To do - Your output is the lines from the first one to the one containing "const errs = [pygmyErrors, cottontailErrors];", repeated exactly, with images left out.

^^^^

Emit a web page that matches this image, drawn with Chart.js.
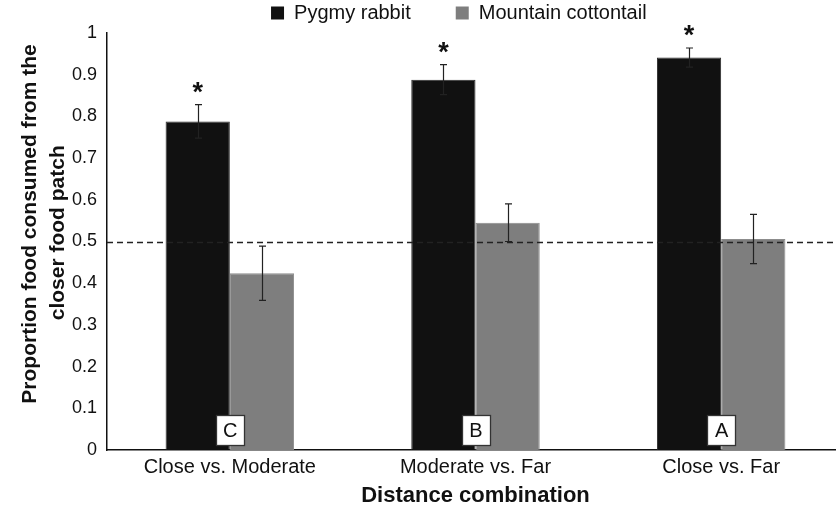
<!DOCTYPE html>
<html><head><meta charset="utf-8">
<script src="https://cdn.jsdelivr.net/npm/chart.js@4/dist/chart.umd.min.js"></script>
<style>html,body{margin:0;padding:0;background:#fff;overflow:hidden;width:836px;height:506px}#wrap{width:844px;height:506px}</style>
</head><body><div id="wrap"><canvas id="c" width="844" height="506"></canvas></div>
<script>
const categories = ["Close vs. Moderate", "Moderate vs. Far", "Close vs. Far"];
const pygmyValues = [0.788, 0.888, 0.941];
const pygmyErrors = [0.040, 0.036, 0.023];
const cottontailValues = [0.424, 0.545, 0.506];
const cottontailErrors = [0.065, 0.045, 0.059];
const significant = [true, true, true];
const groupLetters = ["C", "B", "A"];
const referenceLine = 0.5;
const yTicks = [0, 0.1, 0.2, 0.3, 0.4, 0.5, 0.6, 0.7, 0.8, 0.9, 1];

const FONT = "'Liberation Sans', Arial, sans-serif";

const errs = [pygmyErrors, cottontailErrors];

const overlay = {
  id: 'overlay',
  afterDatasetsDraw(chart) {
    const ctx = chart.ctx;
    const y = chart.scales.y;
    const area = chart.chartArea;
    ctx.save();
    ctx.strokeStyle = '#222';
    ctx.lineWidth = 1.3;
    ctx.setLineDash([6, 4]);
    const yr = Math.round(y.getPixelForValue(referenceLine)) + 0.5;
    ctx.beginPath(); ctx.moveTo(area.left, yr); ctx.lineTo(area.right, yr); ctx.stroke();
    ctx.restore();
    chart.data.datasets.forEach((ds, di) => {
      const meta = chart.getDatasetMeta(di);
      meta.data.forEach((bar, i) => {
        const v = ds.data[i], e = errs[di][i];
        const x = Math.round(bar.x) + 0.5;
        const yt = y.getPixelForValue(v + e), yb = y.getPixelForValue(v - e);
        ctx.save();
        ctx.strokeStyle = '#222'; ctx.lineWidth = 1.2;
        ctx.beginPath();
        ctx.moveTo(x, yt); ctx.lineTo(x, yb);
        ctx.moveTo(x - 3.5, yt); ctx.lineTo(x + 3.5, yt);
        ctx.moveTo(x - 3.5, yb); ctx.lineTo(x + 3.5, yb);
        ctx.stroke();
        ctx.restore();
        if (di === 0 && significant[i]) {
          ctx.save();
          ctx.fillStyle = '#111';
          ctx.font = 'bold 27px ' + FONT;
          ctx.textAlign = 'center';
          ctx.textBaseline = 'alphabetic';
          ctx.fillText('*', bar.x, yt - 4);
          ctx.restore();
        }
      });
    });
    const xs = chart.scales.x;
    categories.forEach((c, i) => {
      const cx = xs.getPixelForValue(i);
      const w = 28, h = 30;
      const bx = Math.round(cx - w / 2) + 0.5, by = Math.round(y.getPixelForValue(0)) - 5 - h + 0.5;
      ctx.save();
      ctx.fillStyle = '#fff'; ctx.strokeStyle = '#333'; ctx.lineWidth = 1.3;
      ctx.fillRect(bx, by, w, h); ctx.strokeRect(bx, by, w, h);
      ctx.fillStyle = '#111'; ctx.font = '20px ' + FONT;
      ctx.textAlign = 'center'; ctx.textBaseline = 'middle';
      ctx.fillText(groupLetters[i], cx + 0.5, by + h / 2 + 1);
      ctx.restore();
    });
  }
};

new Chart(document.getElementById('c'), {
  type: 'bar',
  data: {
    labels: categories,
    datasets: [
      { label: 'Pygmy rabbit', data: pygmyValues, backgroundColor: '#111111', borderColor: '#2a2a2a', borderWidth: 1,
        barPercentage: 1, categoryPercentage: 0.523 },
      { label: 'Mountain cottontail', data: cottontailValues, backgroundColor: '#7e7e7e', borderColor: '#8c8c8c', borderWidth: 1,
        barPercentage: 1, categoryPercentage: 0.523 }
    ]
  },
  options: {
    responsive: false,
    animation: false,
    devicePixelRatio: 1,
    layout: { padding: { left: 0, right: 0, top: -42, bottom: -3 } },
    plugins: {
      legend: {
        position: 'top',
        fullSize: false,
        labels: {
          color: '#111', font: { family: FONT, size: 20 },
          boxWidth: 13, boxHeight: 13, padding: 45,
          generateLabels(chart) {
            return chart.data.datasets.map((d, i) => ({
              text: i === 1 ? d.label + '      ' : d.label,
              fillStyle: d.backgroundColor, strokeStyle: d.backgroundColor,
              lineWidth: 0, datasetIndex: i, fontColor: '#111'
            }));
          }
        }
      },
      tooltip: { enabled: false }
    },
    scales: {
      x: {
        grid: { display: false, drawTicks: false },
        border: { color: '#111', width: 1.5 },
        ticks: { color: '#111', font: { family: FONT, size: 20 }, padding: 5 },
        title: { display: true, text: 'Distance combination', color: '#111',
                 font: { family: FONT, size: 22, weight: 'bold' }, padding: { top: 0, bottom: 0 } },
        afterFit(s) { s.height = 59; }
      },
      y: {
        min: 0, max: 1,
        afterBuildTicks(s) { s.ticks = yTicks.map(v => ({ value: v })); },
        grid: { display: false, drawOnChartArea: false, drawTicks: true, tickLength: 5, color: '#111' },
        border: { color: '#111', width: 1.5 },
        ticks: { color: '#111', font: { family: FONT, size: 18 }, padding: 5,
                 callback: v => String(v) },
        title: { display: true, text: ['      Proportion food consumed from the', '   closer food patch'], color: '#111',
                 font: { family: FONT, size: 21, weight: 'bold', lineHeight: 1.33 }, padding: { top: 16, bottom: 0 } },
        afterFit(s) { s.width = 107; }
      }
    }
  },
  plugins: [overlay]
});
</script></body></html>
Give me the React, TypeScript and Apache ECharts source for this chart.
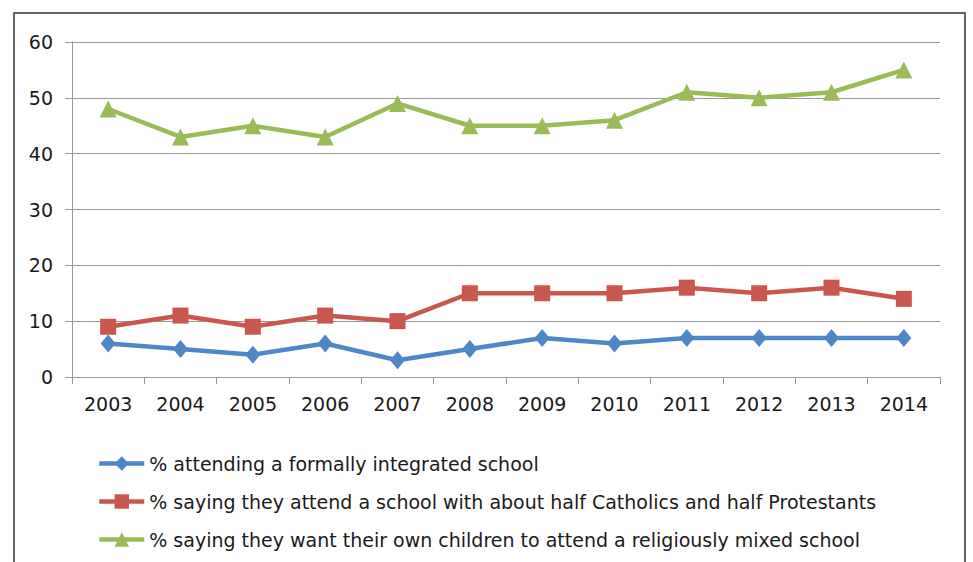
import React, { useEffect, useRef } from "react";
import * as echarts from "echarts";

const years = ["2003", "2004", "2005", "2006", "2007", "2008", "2009", "2010", "2011", "2012", "2013", "2014"];
const integrated = [6, 5, 4, 6, 3, 5, 7, 6, 7, 7, 7, 7];
const halfHalf = [9, 11, 9, 11, 10, 15, 15, 15, 16, 15, 16, 14];
const wantMixed = [48, 43, 45, 43, 49, 45, 45, 46, 51, 50, 51, 55];
const seriesNames = [
  "% attending a formally integrated school",
  "% saying they attend a school with about half Catholics and half Protestants",
  "% saying they want their own children to attend a religiously mixed school",
];

const FONT = "'DejaVu Sans', 'Liberation Sans', Arial, sans-serif";

export default function App() {
  const ref = useRef<HTMLDivElement>(null);
  useEffect(() => {
    if (!ref.current) return;
    const chart = echarts.init(ref.current, undefined, { renderer: "svg" });
    const mk = (name: string, data: number[], color: string, symbol: string, size: number | number[]) => ({
      name,
      type: "line",
      data,
      symbol,
      symbolSize: size,
      lineStyle: { color, width: 4.5 },
      itemStyle: { color },
      emphasis: { disabled: true },
    });
    chart.setOption({
      animation: false,
      textStyle: { fontFamily: FONT },
      graphic: [
        {
          type: "rect",
          shape: { x: 14, y: 13, width: 951, height: 570 },
          style: { fill: "none", stroke: "#333", lineWidth: 1.5 },
          silent: true,
        },
      ],
      grid: { left: 72, right: 33, top: 42, bottom: 185, containLabel: false },
      xAxis: {
        type: "category",
        data: years,
        boundaryGap: true,
        axisLine: { lineStyle: { color: "#999", width: 1 } },
        axisTick: { show: true, interval: 0, length: 7, lineStyle: { color: "#999" } },
        axisLabel: { color: "#1a1a1a", fontSize: 19, margin: 17, fontFamily: FONT, interval: 0 },
        splitLine: { show: false },
      },
      yAxis: {
        type: "value",
        min: 0,
        max: 60,
        interval: 10,
        axisLine: { show: true, lineStyle: { color: "#999", width: 1 } },
        axisTick: { show: true, length: 7, lineStyle: { color: "#999" } },
        axisLabel: { color: "#1a1a1a", fontSize: 19, margin: 19, fontFamily: FONT },
        splitLine: { show: true, lineStyle: { color: "#999", width: 1 } },
      },
      legend: {
        orient: "vertical",
        left: 97,
        top: 454,
        padding: 0,
        itemWidth: 45,
        itemHeight: 18,
        itemGap: 19,
        lineStyle: { width: 4.5 },
        textStyle: { fontSize: 19, color: "#1a1a1a", fontFamily: FONT },
        data: seriesNames,
      },
      series: [
        mk(seriesNames[0], integrated, "#4F86C6", "diamond", [15, 18]),
        mk(seriesNames[1], halfHalf, "#C9574E", "rect", 16),
        mk(seriesNames[2], wantMixed, "#9BBB59", "triangle", 17),
      ],
    });
    return () => chart.dispose();
  }, []);
  return (
    <div
      ref={ref}
      style={{ position: "fixed", left: 0, top: 0, width: 973, height: 562, background: "#fff" }}
    />
  );
}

^^^^

Result of this exercise -
Emit a web page that matches this image, drawn with Chart.js.
<!DOCTYPE html>
<html><head><meta charset="utf-8">
<script src="https://cdn.jsdelivr.net/npm/chart.js@4/dist/chart.umd.min.js"></script>
<style>html,body{margin:0;padding:0;background:#fff;overflow:hidden;width:836px;height:506px}#wrap{width:844px;height:506px}</style>
</head><body><div id="wrap"><canvas id="c" width="844" height="506"></canvas></div>
<script>
const categories = ["Close vs. Moderate", "Moderate vs. Far", "Close vs. Far"];
const pygmyValues = [0.788, 0.888, 0.941];
const pygmyErrors = [0.040, 0.036, 0.023];
const cottontailValues = [0.424, 0.545, 0.506];
const cottontailErrors = [0.065, 0.045, 0.059];
const significant = [true, true, true];
const groupLetters = ["C", "B", "A"];
const referenceLine = 0.5;
const yTicks = [0, 0.1, 0.2, 0.3, 0.4, 0.5, 0.6, 0.7, 0.8, 0.9, 1];

const FONT = "'Liberation Sans', Arial, sans-serif";

const errs = [pygmyErrors, cottontailErrors];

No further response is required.